After observing bedbugs relentlessly find a way to reach their target by climbing walls and dropping from the ceiling, Chung Ju Young adopted their "never quit" mentality. This mindset of overcoming any obstacle, no matter how unconventional the solution, became his lifelong operational principle.
To vet ambitious ideas like self-sailing cargo ships, first ask if they are an inevitable part of the world in 100 years. This filters for true long-term value. If the answer is yes, the next strategic challenge is to compress that timeline and build it within a 10-year venture cycle.
Chung Ju Young treated contracts with the US Army and German engineers not just as jobs, but as classrooms. He deliberately rotated his workers through joint projects to systematically absorb advanced techniques and standards. This turned every client engagement into a strategic learning opportunity, rapidly closing his company's capability gap.
Contrary to the wisdom of singular focus, Musk pursued Tesla and SpaceX simultaneously. This parallel processing of large projects with incompressible timelines dramatically shortens the overall time to success, despite increasing immediate risk and chaos.
While Chung Ju Young was nicknamed "The Bulldozer" for his rapid, seemingly impulsive execution, he called himself "the thinking bulldozer." He spent enormous time and effort on detailed upfront planning. This intensive preparation is what enabled his famous speed, proving that true agility comes from deep analysis, not just a bias for action.
After the OPEC crisis vaporized demand for his new supertankers, Chung refused to halt production. Instead, he completed the unwanted ships and created Hyundai Merchant Marine to be their buyer. He then lobbied the government to mandate Korean vessels for oil imports, turning a potential catastrophe into a vertically integrated, world-leading shipping business.
Facing catastrophic losses from hyperinflation on a fixed-price government bridge contract, Chung Ju Young refused to quit. He sold personal and family assets to finish the job. This act of honoring his commitment, despite the financial ruin, earned Hyundai the highest trust rating, securing a pipeline of future government contracts.
In a politically chaotic Korea where new regimes purged allies of the old, Chung Ju Young made Hyundai "regime-proof." Instead of relying on patronage, he focused relentlessly on delivering projects cheaper and faster than anyone else. This made Hyundai's value proposition so compelling that no government could afford to stop working with them.
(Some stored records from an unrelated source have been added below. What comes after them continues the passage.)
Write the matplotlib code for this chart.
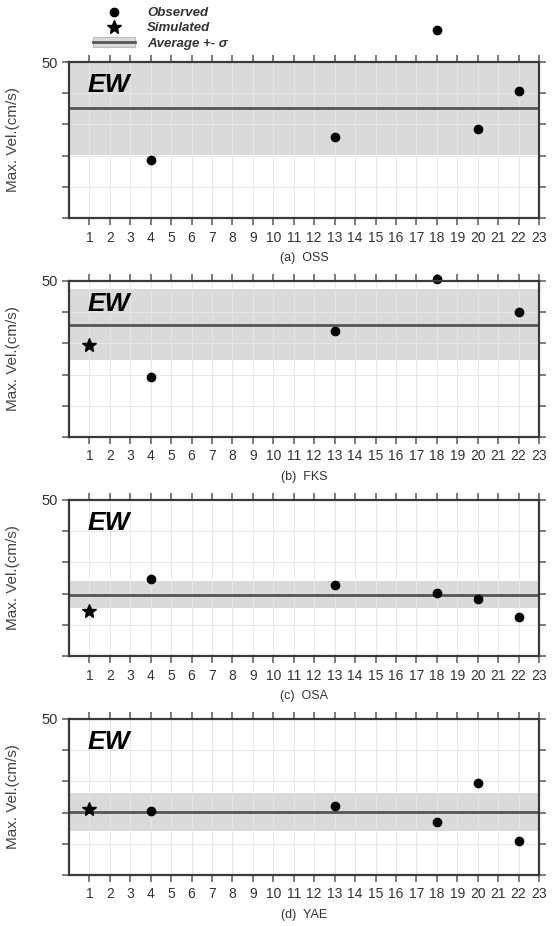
import numpy as np
import matplotlib
matplotlib.use("Agg")
import matplotlib.pyplot as plt
from matplotlib.lines import Line2D
from matplotlib.patches import Patch

plt.rcParams['font.family'] = ['Liberation Sans', 'DejaVu Sans']

# ---- data ----
stations = [4, 13, 18, 20, 22]
panel_labels = ["(a)  OSS", "(b)  FKS", "(c)  OSA", "(d)  YAE"]
observed_a = [18.7, 26.0, 60.3, 28.6, 40.6]
observed_b = [19.3, 33.9, 50.5, np.nan, 40.1]
observed_c = [24.6, 22.9, 20.2, 18.3, 12.4]
observed_d = [20.6, 22.1, 17.0, 29.6, 11.0]
simulated_x = 1
simulated = [np.nan, 29.4, 14.3, 21.2]
average = [35.1, 36.0, 19.7, 20.1]
sigma = [15.0, 11.4, 4.35, 6.1]
xticks = list(range(1, 24))
yticks = [0, 10, 20, 30, 40, 50]
ytick_labels = ["", "", "", "", "", "50"]

observed = [observed_a, observed_b, observed_c, observed_d]

W, H = 555, 926
fig = plt.figure(figsize=(W / 100, H / 100), dpi=100)

left_px, right_px = 69, 539
tops = [62, 281, 500, 719]
bottoms = [218, 437, 656, 875]

band_color = '#dadada'
line_color = '#555555'
frame_color = '#3a3a3a'
grid_color = '#e8e8e8'

axes = []
for i in range(4):
    ax = fig.add_axes([left_px / W, 1 - bottoms[i] / H,
                       (right_px - left_px) / W, (bottoms[i] - tops[i]) / H])
    axes.append(ax)
    ax.set_xlim(0, 23)
    ax.set_ylim(0, 50)
    # band and average
    ax.axhspan(average[i] - sigma[i], average[i] + sigma[i], color=band_color, zorder=1, lw=0)
    ax.set_xticks(xticks)
    ax.set_xticklabels([str(t) for t in xticks], fontsize=10, color='#333333')
    ax.set_yticks(yticks)
    ax.set_yticklabels(ytick_labels, fontsize=10.5, color='#333333')
    ax.grid(True, color=grid_color, lw=0.7, zorder=2)
    ax.set_axisbelow(False)
    for gl in ax.get_xgridlines() + ax.get_ygridlines():
        gl.set_zorder(2)
    ax.axhline(average[i], color=line_color, lw=2.0, zorder=3)
    # observed points
    ax.plot(stations, observed[i], 'o', color='black', ms=6, zorder=5, clip_on=False)
    if not np.isnan(simulated[i]):
        ax.plot([simulated_x], [simulated[i]], '*', color='black', ms=10, zorder=5, clip_on=False)
    ax.tick_params(axis='both', direction='out', length=5, width=1.2, color='#666666',
                   top=True, right=True, pad=3)
    ax.tick_params(axis='x', pad=4)
    for sp in ax.spines.values():
        sp.set_color(frame_color)
        sp.set_linewidth(1.6)
        sp.set_zorder(6)
    ax.text(0.04, 0.85, "EW", transform=ax.transAxes, fontsize=19, fontweight='bold',
            fontstyle='italic', va='center', ha='left', zorder=7)
    ax.set_ylabel("Max. Vel.(cm/s)", fontsize=11, color='#444444')
    ax.yaxis.set_label_coords(-0.104, 0.5)
    ax.text(0.5, -40 / 156, panel_labels[i], transform=ax.transAxes, fontsize=9,
            ha='center', va='center', color='#333333')

# legend
handles = [Line2D([], [], marker='o', ls='none', color='black', ms=6),
           Line2D([], [], marker='*', ls='none', color='black', ms=10),
           (Patch(facecolor=band_color, edgecolor='#bbbbbb', lw=0.8),
            Line2D([], [], color=line_color, lw=2.0))]
labels = ["Observed", "Simulated", "Average +- σ"]
leg = fig.legend(handles, labels, loc='upper left', bbox_to_anchor=(93 / W, 1 - 7 / H),
                 bbox_transform=fig.transFigure, frameon=False, borderpad=0, borderaxespad=0,
                 handlelength=3.2, handletextpad=0.9, labelspacing=0.22,
                 prop={'size': 9.5, 'style': 'italic', 'weight': 'bold'})
for t in leg.get_texts():
    t.set_color('#333333')

fig.savefig("out.png", dpi=100)
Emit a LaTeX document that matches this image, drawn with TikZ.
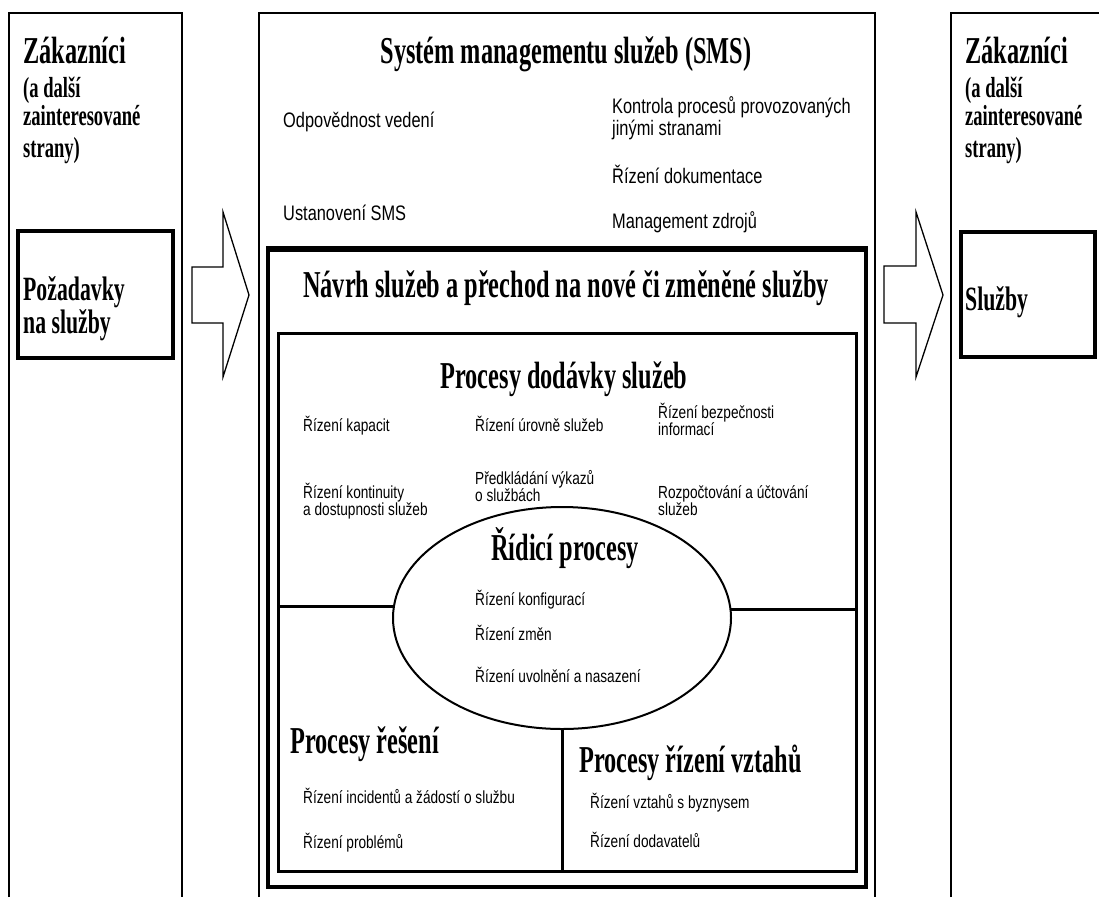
\documentclass[tikz,border=0pt]{standalone}
\usepackage{fontspec}
\setmainfont{Liberation Serif}[FakeStretch=0.64]
\setsansfont{Liberation Sans}[FakeStretch=0.78]
\newfontfamily\smallsans{Liberation Sans}[FakeStretch=0.78]
\usetikzlibrary{shapes.geometric}
\newcommand\linesof[1]{\begin{tabular}[t]{@{}l@{}}#1\end{tabular}}
\begin{document}
\begin{tikzpicture}[x=1pt,y=-1pt,
  frame/.style={line width=2.2pt},
  heavybox/.style={draw, line width=3.5pt},
  midbox/.style={draw, line width=3pt},
  sepline/.style={line width=3pt},
  blockarrow/.style={draw, line width=1.3pt, line join=miter},
  title/.style={font=\bfseries\fontsize{38}{40}\selectfont, inner sep=0, anchor=base},
  sectitle/.style={font=\bfseries\fontsize{38}{40}\selectfont, inner sep=0, anchor=base west},
  colsub/.style={font=\bfseries\fontsize{29}{30}\selectfont, inner sep=0, anchor=base west},
  boxlabel/.style={font=\bfseries\fontsize{34}{31}\selectfont, inner sep=0, anchor=base west},
  smsitem/.style={font=\sffamily\fontsize{21}{22}\selectfont, inner sep=0, anchor=base west},
  procitem/.style={font=\smallsans\fontsize{17.5}{15}\selectfont, inner sep=0, anchor=base west},
]
\useasboundingbox (0,0) rectangle (1099,897);
\fill[white] (0,0) rectangle (1099,897);

% three columns, open at the bottom
\draw[frame] (9,897) -- (9,13) -- (182,13) -- (182,897);
\draw[frame] (259,897) -- (259,13) -- (875,13) -- (875,897);
\draw[frame] (951,897) -- (951,13) -- (1099,13);

% block arrows between the columns
\draw[blockarrow] (192,267) -- (223,267) -- (223,212) -- (249,295) -- (223,377)
  -- (223,323) -- (192,323) -- cycle;
\draw[blockarrow] (884,266) -- (916,266) -- (916,212) -- (943,295) -- (916,377)
  -- (916,323) -- (884,323) -- cycle;

% customers, left
\node[sectitle] (zakL) at (23,63) {Zákazníci};
\node[colsub] (zakL1) at (23,97) {(a další};
\node[colsub] (zakL2) at (23,125) {zainteresované};
\node[colsub] (zakL3) at (23,157) {strany)};
\draw[heavybox] (18,231) rectangle (173,358);
\node[boxlabel] (pozad) at (23,300) {\linesof{Požadavky\\na služby}};

% customers, right
\node[sectitle] (zakR) at (965,63) {Zákazníci};
\node[colsub] (zakR1) at (965,97) {(a další};
\node[colsub] (zakR2) at (965,125) {zainteresované};
\node[colsub] (zakR3) at (965,157) {strany)};
\draw[heavybox] (961,232) rectangle (1095,357);
\node[boxlabel] (sluzby) at (965,310) {Služby};

% service management system
\node[title] (sms) at (566,63) {Systém managementu služeb (SMS)};
\node[smsitem] (odp) at (283,127) {Odpovědnost vedení};
\node[smsitem] (ust) at (283,220) {Ustanovení SMS};
\node[smsitem] (kontr) at (612,113) {\linesof{Kontrola procesů provozovaných\\jinými stranami}};
\node[smsitem] (dok) at (612,183) {Řízení dokumentace};
\node[smsitem] (zdr) at (612,228) {Management zdrojů};

% design and transition
\draw[heavybox] (268,248) rectangle (866,887);
\draw[line width=5pt] (266.25,249) -- (867.75,249);
\node[title] (navrh) at (566,297) {Návrh služeb a přechod na nové či změněné služby};

% service delivery processes
\draw[midbox] (278,333) rectangle (856,871);
\coordinate (dodW) at (278,333);
\coordinate (dodE) at (856,333);
\coordinate (dodS) at (567,871);
\node[title] (dod) at (564,388) {Procesy dodávky služeb};
\node[procitem] (kap) at (303,431) {Řízení kapacit};
\node[procitem] (uro) at (475,431) {Řízení úrovně služeb};
\node[procitem] (bez) at (658,418) {\linesof{Řízení bezpečnosti\\informací}};
\node[procitem] (kon) at (303,498) {\linesof{Řízení kontinuity\\a dostupnosti služeb}};
\node[procitem] (vyk) at (475,484) {\linesof{Předkládání výkazů\\o službách}};
\node[procitem] (roz) at (658,498) {\linesof{Rozpočtování a účtování\\služeb}};

% control processes
\node[draw, ellipse, line width=2pt, minimum width=338pt, minimum height=222pt, inner sep=0]
  (ridici) at (562,618) {};
\draw[sepline] (dodW |- ridici.176.6) -- (ridici.176.6);
\draw[sepline] (ridici.3.4) -- (dodE |- ridici.3.4);
\draw[sepline] (ridici.south) -- (ridici.south |- dodS);
\node[title] (ridt) at (565,560) {Řídicí procesy};
\node[procitem] (konf) at (475,605) {Řízení konfigurací};
\node[procitem] (zmen) at (475,640) {Řízení změn};
\node[procitem] (uvol) at (475,682) {Řízení uvolnění a nasazení};

% resolution processes
\node[sectitle] (res) at (290,753) {Procesy řešení};
\node[procitem] (inc) at (303,803) {Řízení incidentů a žádostí o službu};
\node[procitem] (pro) at (303,848) {Řízení problémů};

% relationship processes
\node[sectitle] (vzt) at (579,772) {Procesy řízení vztahů};
\node[procitem] (byz) at (590,808) {Řízení vztahů s byznysem};
\node[procitem] (dodav) at (590,847) {Řízení dodavatelů};
\end{tikzpicture}
\end{document}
After Barclays Bank rejected his loan application based on logic, Chung Ju Young pulled out a 500-won note depicting a 400-year-old Korean ironclad warship. This single act shifted the negotiation from a financial risk assessment to a story about national pride and overlooked history, creating the emotional conviction needed to secure the loan.
Chung Ju Young's pitch to build a world-class shipyard involved showing potential buyers a photo of a beach and blueprints. He secured a purchase order for two tankers from a Greek magnate before the shipyard was built and, crucially, before Hyundai even owned the land, buying it only after the deposit came through.